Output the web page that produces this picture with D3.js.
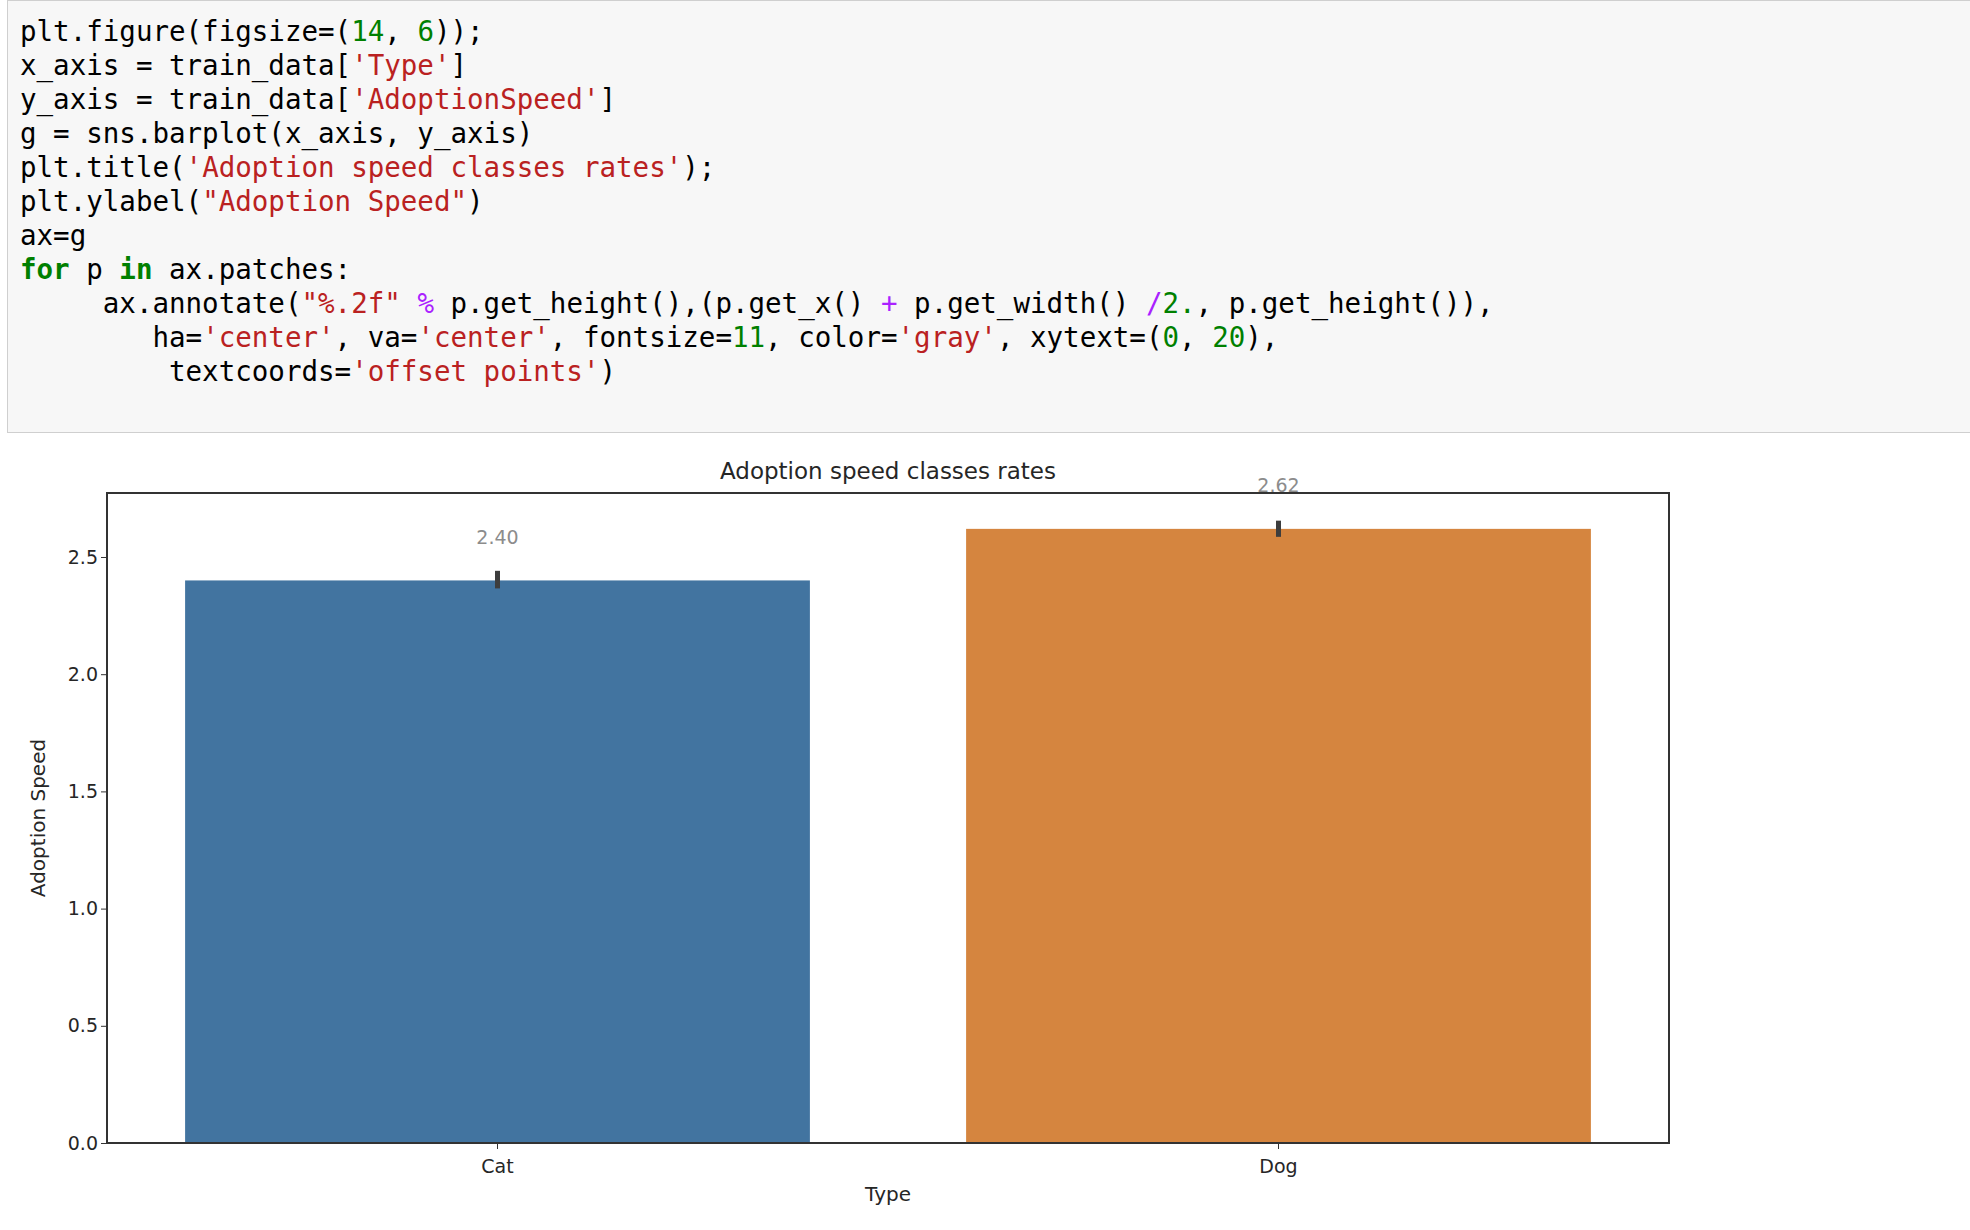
<!DOCTYPE html>
<html>
<head>
<meta charset="utf-8">
<script src="https://cdn.jsdelivr.net/npm/d3@7"></script>
<style>
  body { margin: 0; background: #fff; }
  svg text { font-family: "DejaVu Sans", sans-serif; }
  .code text { font-family: "DejaVu Sans Mono", monospace; font-size: 27.5px; }
</style>
</head>
<body>
<svg id="chart" width="1970" height="1230"></svg>
<script>
const categories = ['Cat', 'Dog']
const values = [2.40, 2.62]
const ciLow = [2.366, 2.586]
const ciHigh = [2.441, 2.655]
const colors = ['#4274a0', '#d5853f']
const yTicks = [0, 0.5, 1.0, 1.5, 2.0, 2.5]

// code cell tokens: [text, class]
const codeLines = [
  [['plt.figure(figsize=('], ['14', 'n'], [', '], ['6', 'n'], ['));']],
  [['x_axis = train_data['], ["'Type'", 's'], [']']],
  [['y_axis = train_data['], ["'AdoptionSpeed'", 's'], [']']],
  [['g = sns.barplot(x_axis, y_axis)']],
  [['plt.title('], ["'Adoption speed classes rates'", 's'], [');']],
  [['plt.ylabel('], ['"Adoption Speed"', 's'], [')']],
  [['ax=g']],
  [['for', 'k'], [' p '], ['in', 'k'], [' ax.patches:']],
  [['     ax.annotate('], ['"%.2f"', 's'], [' '], ['%', 'o'], [' p.get_height(),(p.get_x() '], ['+', 'o'], [' p.get_width() '], ['/', 'o'], ['2.', 'n'], [', p.get_height()),']],
  [['        ha='], ["'center'", 's'], [', va='], ["'center'", 's'], [', fontsize='], ['11', 'n'], [', color='], ["'gray'", 's'], [', xytext=('], ['0', 'n'], [', '], ['20', 'n'], ['),']],
  [['         textcoords='], ["'offset points'", 's'], [')']]
]
const tokenColor = {n: '#008000', s: '#ba2121', k: '#008000', o: '#aa22ff'}

const svg = d3.select('#chart')

// code cell
const code = svg.append('g').attr('class', 'code')
code.append('rect')
  .attr('x', 7.5).attr('y', 0.5).attr('width', 1990).attr('height', 432)
  .attr('fill', '#f7f7f7').attr('stroke', '#cfcfcf')
codeLines.forEach((line, i) => {
  const t = code.append('text').attr('x', 20).attr('y', 41 + i * 34).attr('xml:space', 'preserve')
  line.forEach(([txt, cls]) => {
    t.append('tspan').text(txt)
      .attr('fill', cls ? tokenColor[cls] : '#000')
      .attr('font-weight', cls === 'k' ? 'bold' : null)
  })
})

// chart
const margin = {left: 107, right: 1669, top: 493, bottom: 1143}
const x = d3.scaleBand().domain(categories).range([margin.left, margin.right]).paddingInner(0.2).paddingOuter(0.1)
const y = d3.scaleLinear().domain([0, 2.773]).range([margin.bottom, margin.top])

const g = svg.append('g')
g.selectAll('rect.bar').data(categories).join('rect')
  .attr('class', 'bar')
  .attr('x', d => x(d)).attr('width', x.bandwidth())
  .attr('y', (d, i) => y(values[i])).attr('height', (d, i) => y(0) - y(values[i]))
  .attr('fill', (d, i) => colors[i])

g.selectAll('line.err').data(categories).join('line')
  .attr('x1', d => x(d) + x.bandwidth() / 2).attr('x2', d => x(d) + x.bandwidth() / 2)
  .attr('y1', (d, i) => y(ciLow[i])).attr('y2', (d, i) => y(ciHigh[i]))
  .attr('stroke', '#3d3d3d').attr('stroke-width', 5)

g.selectAll('text.val').data(categories).join('text')
  .attr('x', d => x(d) + x.bandwidth() / 2)
  .attr('y', (d, i) => y(values[i]) - 42)
  .attr('text-anchor', 'middle').attr('dominant-baseline', 'middle')
  .attr('fill', '#8c8c8c').attr('font-size', 19)
  .text((d, i) => values[i].toFixed(2))

const yAxis = g.append('g').attr('transform', `translate(${margin.left},0)`)
  .call(d3.axisLeft(y).tickValues(yTicks).tickFormat(d3.format('.1f')).tickSize(6).tickSizeOuter(0))
const xAxis = g.append('g').attr('transform', `translate(0,${margin.bottom})`)
  .call(d3.axisBottom(x).tickSize(6).tickSizeOuter(0))
;[yAxis, xAxis].forEach(a => {
  a.select('.domain').remove()
  a.selectAll('text').attr('font-size', 19).attr('fill', '#262626').attr('font-family', '"DejaVu Sans", sans-serif')
  a.selectAll('line').attr('stroke', '#333')
})
xAxis.selectAll('text').attr('dy', '1.1em')

g.append('rect')
  .attr('x', margin.left).attr('y', margin.top)
  .attr('width', margin.right - margin.left).attr('height', margin.bottom - margin.top)
  .attr('fill', 'none').attr('stroke', '#333').attr('stroke-width', 2)

g.append('text').attr('x', (margin.left + margin.right) / 2).attr('y', 479)
  .attr('text-anchor', 'middle').attr('font-size', 23).attr('fill', '#262626')
  .text('Adoption speed classes rates')
g.append('text').attr('x', (margin.left + margin.right) / 2).attr('y', 1201)
  .attr('text-anchor', 'middle').attr('font-size', 20).attr('fill', '#262626')
  .text('Type')
g.append('text').attr('transform', `translate(45,${(margin.top + margin.bottom) / 2}) rotate(-90)`)
  .attr('text-anchor', 'middle').attr('font-size', 20).attr('fill', '#262626')
  .text('Adoption Speed')
</script>
</body>
</html>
★ ★ ★
Problem. Starting at the top of the listing above, please restate word for word each line up to and including the one that holds "const yTicks = [0, 0.5, 1.0, 1.5, 2.0, 2.5]", omitting every image.

Complete answer.
Output the web page that produces this picture with D3.js.
<!DOCTYPE html>
<html>
<head>
<meta charset="utf-8">
<script src="https://cdn.jsdelivr.net/npm/d3@7"></script>
<style>
  body { margin: 0; background: #fff; }
  svg text { font-family: "DejaVu Sans", sans-serif; }
  .code text { font-family: "DejaVu Sans Mono", monospace; font-size: 27.5px; }
</style>
</head>
<body>
<svg id="chart" width="1970" height="1230"></svg>
<script>
const categories = ['Cat', 'Dog']
const values = [2.40, 2.62]
const ciLow = [2.366, 2.586]
const ciHigh = [2.441, 2.655]
const colors = ['#4274a0', '#d5853f']
const yTicks = [0, 0.5, 1.0, 1.5, 2.0, 2.5]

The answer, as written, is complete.